In the 4 games with the least attempts this season Peyton has 0 picks, while the 5 highest attempt games includes all 4 of his multi-pick games. The only game among those 5 that would be considered up to Peyton Manning's standard was the opener against the Texans where the unbalanced nature of the offense wasn't yet evident and the opposing pass D was horrendously bad.
The recent rough patch for Manning has come when it's clear the Colts plan to throw the ball 35-40 times in anything but a Colts blowout, and with Peyton following through on that plan to the tune of 148 attempts the last 3 weeks. It seems the Colts have managed to find a place where they need to put the ball in Peyton's hands less.
Some of you aren't going to like what I have to say.
Peyton Manning is playing terrible football.
We need to stop with the false narratives like "he's getting hit more than ever". That's demonstrably false. The offensive line isn't any worse at pass blocking this year than it was last year.
While the New England Patriots game required 421 yards and 5 touchdowns to win it, neither the Chargers game nor the game last night did. The truth is that had Manning completed 60% of his passes for some mediocre yardage total and a touchdown, the Colts probably beat the Cowboys at home. Peyton Manning isn't the only quarterback alive who could have beaten the Cowboys last night, even with that offense. About 15 other guys could have done it. The Dallas offense scored 18 points points yesterday that weren't aided by turnovers. That's hardly an insurmountable total.

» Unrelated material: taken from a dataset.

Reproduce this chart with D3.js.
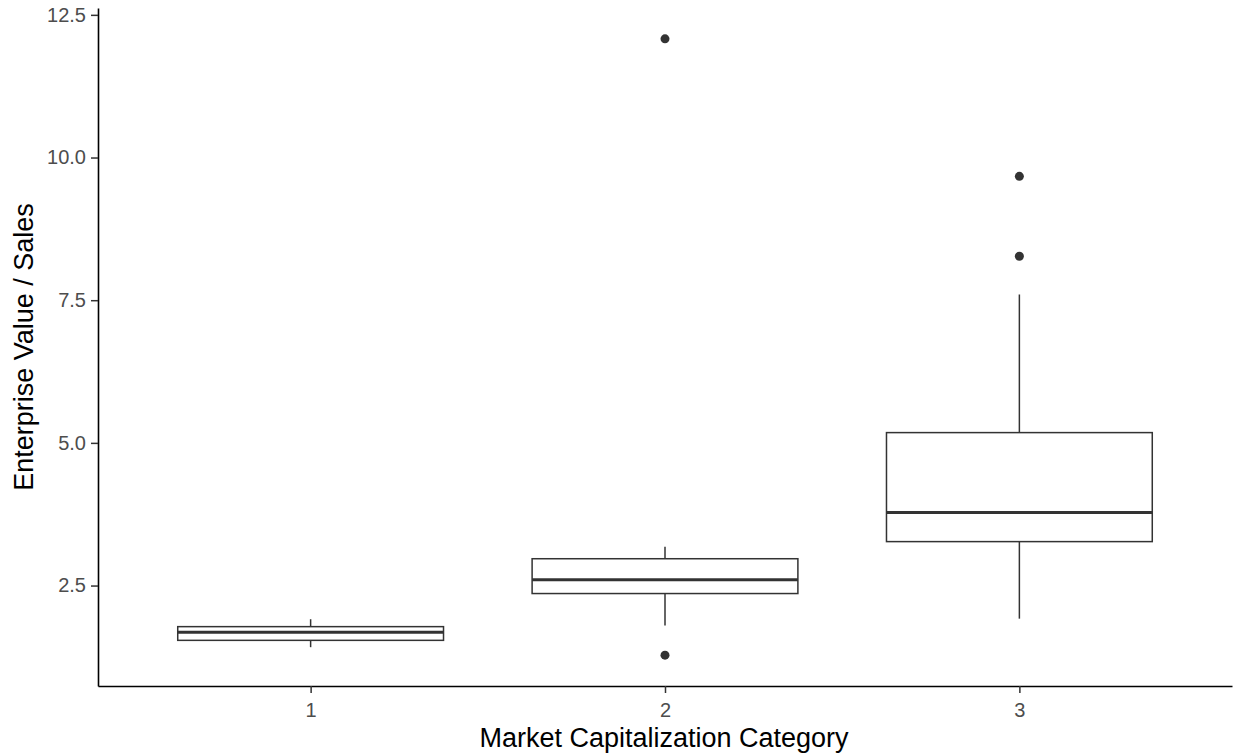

Peyton isn't hurt. He's not old. He's firing rifle shots. In the last few weeks, he's thrown some of the most beautiful passes he's ever thrown. His first interception of the game to Reggie Wayne was not a bad throw. It was not a rushed throw. He set it right on Wayne's hands 40 yards down field. The problem was that is that it was a ball that should not have been thrown at all.
Whatever is going on with Manning is going on between his ears.
The only difference between last year's 12-0 season and this year's 6-6 season is a few injuries (we had lots last year too), a little luck, and the play of Peyton Manning. Last year he lead the Colts to 7 fourth quarter comebacks. That's living on the razor's edge. This year, he's had comebacks fall short four times.
There are no windows in the NFL. Reloading in the NFL takes a year or two at the most. Last year, the Patriots window was closed. Now it's wide open. The Steelers bounce in and out of the playoffs every year. The Colts entered this year with as talented a roster as they've ever had. This weird kind of fatalism from fans and the press, not just about this season but about the future is inexplicable. I suppose we like 'big picture stories' because no one wants to believe that events are random. No one wants to hear about injuries and the bounce of the football. No one wants to hear that a blown call one week and an obscure one the next turned two different games completely around. We aren't comfortable with that level of ambiguity about life and football.
The Colts aren't getting wiped off the field. They are repeatedly getting beat at the end of the games. That's the fourth loss by a total of 11 points. It's the third time that Manning had a real opportunity to win the game and didn't. For a magical two year stretch in which he won two MVP awards, he never failed in that position. Every single time he had the chance to win a game, he did. Now, he's failed at it three times in 5 weeks.
I don't know why Manning is throwing so many interceptions right now. What I do know is that he's to blame for the majority of them. If Peyton Manning were playing good football, this team would be 8-4. If he was playing MVP football, this team would be 10-2.
I am not "blaming" this season on Peyton Manning. I don't play that game. I'm not "ripping him". I'm stating cold detached truth as honestly as I can. He's playing poorly. He has thrown crippling interceptions the last few games that are on no one but him.
- These have been some of the worst losses I've ever experienced this year. I feel broken.
- I don't know what happened to Don Brown, but Mike Hart wasn't any better. The line isn't to blame for the interceptions, but this unit can't run block at all. Not at all.
- Reggie Wayne. Man. This is the second time he had a monster game, giving us everything he had, only to have a huge mistake hanging around his neck at the end.
- I'm not a fan of Coyer's scheme or his blitzes, but the defense for the most part played well enough.
- I see no reason at all why Caldwell would be on the hot seat. The last coach I would ever want would be Gruden. The Colts lost this game because Peyton Manning threw four interceptions. None of them were Caldwell's fault. Not much about this season is. He called the good timeout on defense to preserve time before the two minute warning. I didn't find much to fault with him yesterday, other than the fact that the team seem to come out flat. I suppose that's offset by the fact that they didn't quit.
- Leaping. Just...wow.
- Tryon has been a great pickup. Lacey isn't having nearly the year he was last year. Losing Powers is heartbreaking.
The rest of the game is a blur. I don't know how we'll go through this all over again in three days.
No running game, little defense through the first 3 quarters, a pressured Peyton throwing multiple bad picks, stop me if this sounds familiar.
The Cowboys scored two touchdowns off Peyton Manning interceptions, were given second life on the goal line by an unsportsmanlike conduct penalty on Eric Foster and got the ball on the edge of FG range in overtime after the 1st Colts drive stalled on a Reggie Wayne drop and a tipped pass was intercepted on Indy's 2nd OT drive.
Indy doesn't have the margin for error to overcome mistakes like this. While, as always, getting players back healthy will widen that margin and the Colts coming back from another big hole is encouraging, without better play they can't do much more than limp to a 1st round exit, even healthy.
Maybe a healthy roster will relieve the pressure, stopping the mistakes, but right now they are going to have trouble keeping their heads above water long enough for key players to return.